Each of those movements has been underway for a while, separately, but now they are coming together. Examples include personalization, real-time billing, and real-time monitoring—all based on fast data streams. However, there is little consensus on how these applications should be built and what technology is necessary to support them.
First, let’s be clear what we’re talking about. Fast data is shorthand for real-time data feeds from mobile, social networks, sensors, devices, interactions, observations, and large-scale software-as-a-service (SaaS) platforms.
Technology to support fast data is built on streaming analytics that are performed on live data in real time, with the analytic results used to inform actions—e.g., a transaction—running as a continuous process. While this isn’t a business or technical necessity for every use case, it’s a game-changer for some. Among the software requirements that can suggest the need for a fast data solution are:
- Technology feasibility via high-performance data management systems
- Availability of inexpensive cloud storage and compute resources
- User demand for better, faster, accurate information
- Standard manufacturing process control that prefers continuous, pull-based automation, instead of large batch processing
These trends in analytics create new business demands and opportunities, and also mean that the tech staff will need the tools to get the job done. There are architectural choices to be made to ensure applications can support streaming analytics and transactions on live data streams.
Figure 1. Several architectural choices are available to manage fast data. Image courtesy of VoltDB.
Online analytical processing (OLAP) systems focus on storing and reporting. They can provide real-time ingestion and fast reporting.

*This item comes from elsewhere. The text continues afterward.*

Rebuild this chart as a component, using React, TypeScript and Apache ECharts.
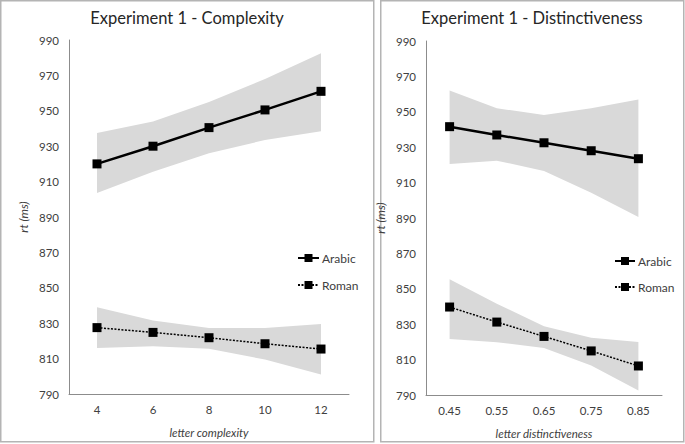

However, these applications generally don’t support transactions, much less incorporating the results of reporting and streaming analytics immediately back into the application. If transactions are required, they are off-loaded to other database systems.
Streaming systems, which may include continuous event processing (CEP) systems, focus on continuous reporting. A number of streaming products are distributed parallel query engines relying on a unified programming framework that can process both stored data (using batch processing) and streaming data (using stream processing). However, data persistence is off-loaded to other database systems, adding complexity and cost.
Operational database systems focus on application interaction. These online transaction processing (OLTP) products provide storage and query semantics for classic request-response-oriented applications that need to create, read, update, and delete records. However, analytics are off-loaded to other database systems; these systems can’t automatically adapt on the basis of ongoing analysis.
Integrated solutions combine the best of all these options: they deliver data for long-term storage and analytics, enable streaming analysis for customization, and provide the low latency needed for applications with thousands of users. VoltDB, for example, provides a familiar relational SQL data model that supports interactive applications, streaming analytics, and actions on live data for applications that need to manage state and execute per-event transactions. VoltDB is an example of what Forrester calls a translytical database and Gartner dubs a hybrid transaction/analytical processingsystem (HTAP) solution. It supports applications that need to update, read, and write data in a per-event, record-oriented approach, not simply report against collected batches. With both streaming analytics and transactions baked in, it doesn’t require complex dependencies on other systems, e.g. the Apache ZKSC stack or ancillary databases.
The bottom line: in fast data applications, analytics without actions have little value. If you’re building applications, make sure the analytics enable the business system to deliver the maximum value by using the data gathered, not just stuffing it away in a log file or other digital garage.